“Great developers don’t just build features — they build for someone.”

Most requirement documents read like contracts:

“The system shall…” and “The user can…”

But if you’ve ever built something that passed QA, deployed flawlessly, and still failed with real users — you already know what’s missing.

It’s not the acceptance criteria.

It’s the context.

And context begins with personas.

A persona isn’t marketing fluff.

It’s an engineering input — a structured description of who’s using your system, why they care, and what constraints they live under.

When you write requirements through personas, you create alignment between:

  • Product’s goals,
  • Engineering’s tradeoffs, and
  • QA’s validation scope.

For example:

“User uploads files.”

✅ Works as a requirement.

❌ Fails as a design spec.

Now try this:

“Dana, a data analyst, uploads CSV files up to 50MB several times per week — often over slow Wi-Fi.”

Suddenly your requirement implies:

  • Retry logic matters.
  • Upload speed and UX feedback loops are critical.
  • Cloud storage and caching become design discussions.

That’s the power of persona-driven requirements — they transform abstract “users” into engineering constraints that feel real.

🧭 Deriving Personas the Right Way

There’s no magic — just two high-fidelity sources.

1. Mine Existing Data

If you already have an audience:

  • Pull metrics from analytics and logs.
  • Group users by behavior, not job title.
  • Map patterns: who logs in most, what actions spike under load, what errors recur.

Cluster them into goal-driven personas:

  • Dana the Analyst — data in/out throughput.
  • Raj the Integrator — API frequency and rate limits.
  • Lee the Admin — dashboard latency and compliance visibility.

Data makes personas objective — and living.
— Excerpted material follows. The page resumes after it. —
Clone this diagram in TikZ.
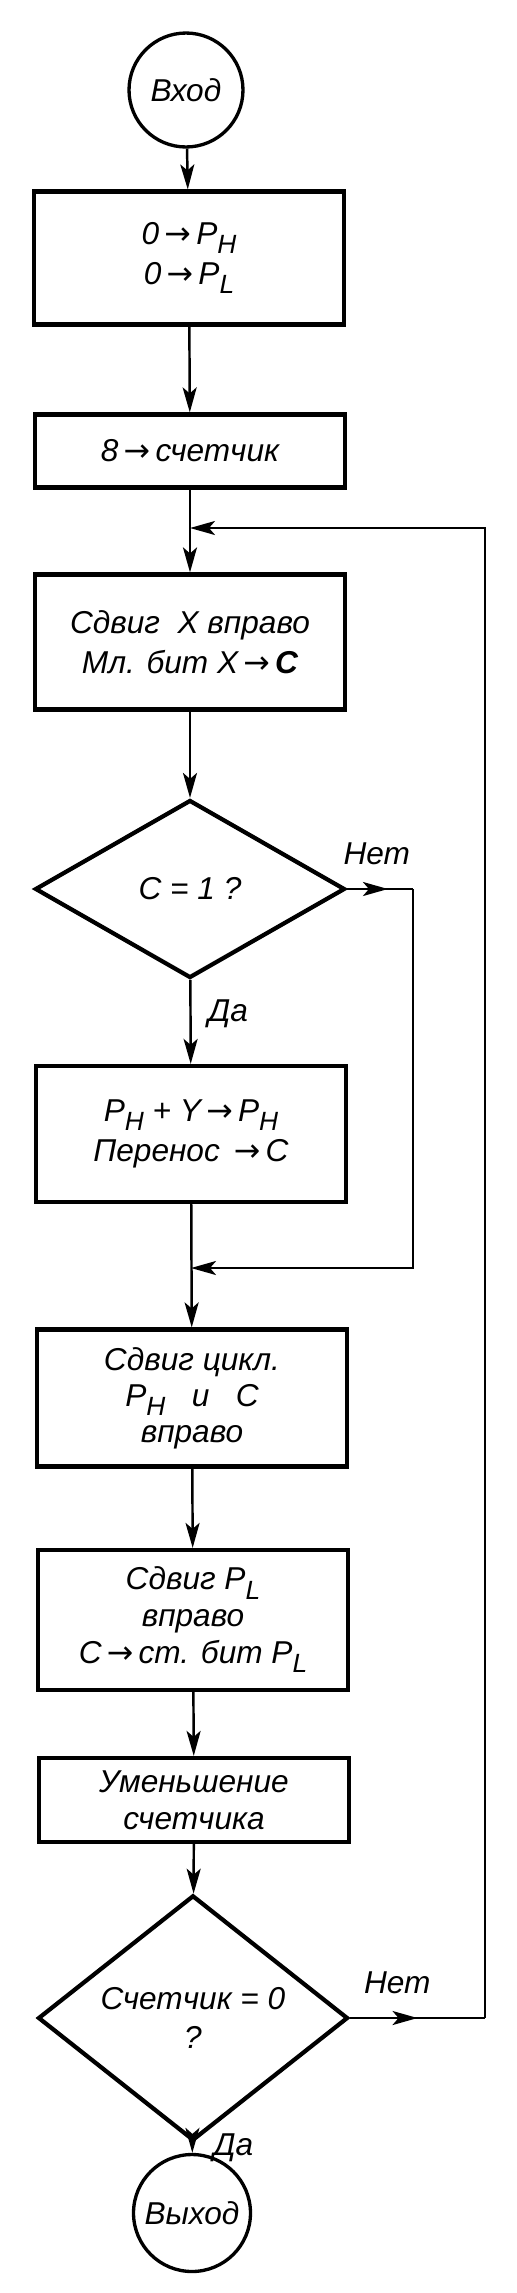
\documentclass[tikz,border=0pt]{standalone}
\usepackage{fontspec}
\setmainfont{Liberation Sans}
\newfontfamily\symf{DejaVu Sans}
\usetikzlibrary{arrows.meta,shapes.geometric,decorations.markings}
\newcommand{\ar}{{\symf\,→\,}}
\newcommand{\Psb}[2]{#1\raisebox{-0.55ex}{\fontsize{15}{15}\selectfont #2}}
\begin{document}
\begin{tikzpicture}[x=0.02cm,y=-0.02cm,
  txt/.style={font=\itshape\fontsize{18}{23}\selectfont},
  stepbox/.style={draw, txt, line width=2.4pt, minimum width=6.2cm, align=center, inner sep=2pt},
  dia/.style={draw, diamond, txt, line width=2.4pt, minimum width=6.2cm, minimum height=3.56cm, inner sep=0pt, align=center},
  term/.style={draw, circle, txt, line width=1.9pt, inner sep=0pt},
  lab/.style={txt},
  conn/.style={line width=1.4pt},
  tip/.style={-{Stealth[length=0.5cm,width=0.28cm,inset=0.12cm]}},
  arr/.style={conn, tip},
  midarr/.style={conn, postaction={decorate}, decoration={markings, mark=at position #1 with {\arrow{Stealth[length=0.5cm,width=0.28cm,inset=0.12cm]}}}}
]
\useasboundingbox (0,0) rectangle (517,2293);

\node[term, minimum size=2.28cm] (start) at (186,90) {Вход};
\node[stepbox, minimum height=2.66cm] (b1) at (189,258) {0\ar\Psb{P}{H}\\0\ar\Psb{P}{L}};
\node[stepbox, minimum height=1.46cm] (b2) at (190,451) {8\ar счетчик};
\node[stepbox, minimum height=2.70cm] (b3) at (190,642) {Сдвиг\ \ X\ вправо\\Мл. бит X\ar\textbf{C}};
\node[dia] (d1) at (190,889) {C = 1 ?};
\node[stepbox, minimum height=2.72cm] (b4) at (191,1134) {\Psb{P}{H} + Y\ar\Psb{P}{H}\\Перенос \ar C};
\node[stepbox, minimum height=2.74cm, font=\itshape\fontsize{18}{20.5}\selectfont] (b5) at (192,1398) {Сдвиг цикл.\\\Psb{P}{H}\ \ \ и\ \ \ C\\вправо};
\node[stepbox, minimum height=2.80cm, font=\itshape\fontsize{18}{21}\selectfont] (b6) at (193,1620) {Сдвиг \Psb{P}{L}\\вправо\\C\ar ст. бит \Psb{P}{L}};
\node[stepbox, minimum height=1.68cm, font=\itshape\fontsize{18}{21}\selectfont] (b7) at (194,1800) {Уменьшение\\счетчика};
\node[dia, minimum height=3.54cm, font=\itshape\fontsize{18}{22}\selectfont] (d2) at (193,2018) {Счетчик = 0\\?};
\node[term, minimum size=2.34cm] (stop) at (192,2213) {Выход};

\coordinate (j1) at (190,528);
\coordinate (j2) at (191,1268);
\coordinate (r1) at (413,889);
\coordinate (r2) at (485,2018);

\draw[arr] (start) -- (b1);
\draw[arr] (b1) -- (b2);
\draw[arr] (b2) -- (b3);
\draw[arr] (b3) -- (d1);
\draw[arr] (d1) -- node[lab, right=6pt, pos=0.4] (da1) {Да} (b4);
\draw[midarr=0.62] (d1.east) -- node[lab, above=10pt, pos=0.45] (net1) {Нет} (r1);
\draw[arr] (r1) |- (j2);
\draw[arr] (b4) -- (b5);
\draw[arr] (b5) -- (b6);
\draw[arr] (b6) -- (b7);
\draw[arr] (b7) -- (d2);
\draw[arr] (d2) -- node[lab, right=8pt, pos=0.55] (da2) {Да} (stop);
\draw[midarr=0.5] (d2.east) -- node[lab, above=10pt, pos=0.35] (net2) {Нет} (r2);
\draw[arr] (r2) |- (j1);
\end{tikzpicture}
\end{document}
You can version them as your system evolves.

2. Derive from Discovery

If you’re building something new:

  • Interview real clients or domain experts.
  • Ask:
    • “What does success look like in your day?”
    • “What slows you down most?”
    • “What do you currently hack around?”
  • Synthesize common pain patterns.

Each persona should document:

  • Name & role (to humanize)
  • Primary goal
  • Technical environment
  • Frequency of use
  • Top frustrations

Keep them tight — one paragraph, one truth.

⚙️ Engineering Impact: From Docs → Tests → Load Models

1. Requirements Level

Persona-driven requirements eliminate ambiguity.

They clarify why something matters, which helps devs prioritize decisions that align with user reality — not theoretical edge cases.

2. Testing Level

Personas directly shape test strategies.

Instead of generic “upload validation,” you get:

“As Dana, I need to upload large CSVs even on slow networks.”

That’s one line that drives:

  • Front-end error handling
  • Network throttling tests
  • Timeout & retry logic
  • Browser concurrency checks

Personas make acceptance tests human again.

3. Load Testing Level

Every persona adds load identity:

  • Dana = 10 daily uploads @ ~50MB
  • Raj = 1,000 API requests/hour
  • Lee = 1 weekly dashboard query

Suddenly your JMeter or k6 load profile isn’t random — it’s realistic.

You’re testing against behavior, not imagination.

That’s how persona data scales from empathy → performance.

💡 DevTool Integration: Making Personas Systemic

Personas shouldn’t live in a PDF. They should live in your DevTool pipeline.

You can:

  • Embed them into your OpenAPI examples or Postman collections.
  • Reference them in unit test seeds or fixtures.
  • Link them in Docusaurus or Storybook contexts.
  • Use them to drive synthetic monitoring scripts (simulate Dana’s workflow daily).

When your CI/CD builds around personas, you’ve achieved true developer empathy at scale.

⚖️ The Cultural Shift: From Features to People

Developers talk about observability and telemetry, but personas are the human observability layer.

They help us:

  • Decide which bugs matter most.
  • Benchmark systems based on actual use.
  • Design with empathy — without guessing.

And that’s the real engineering craft — building tools that care about their users.

🧩 TL;DR

  • Personas are the bridge between requirements, testing, and load modeling.
  • You can derive them from existing data or client discovery.
  • They keep your product user-true and your engineering honest.
  • Integrate them into your DevTool workflow — not your marketing deck.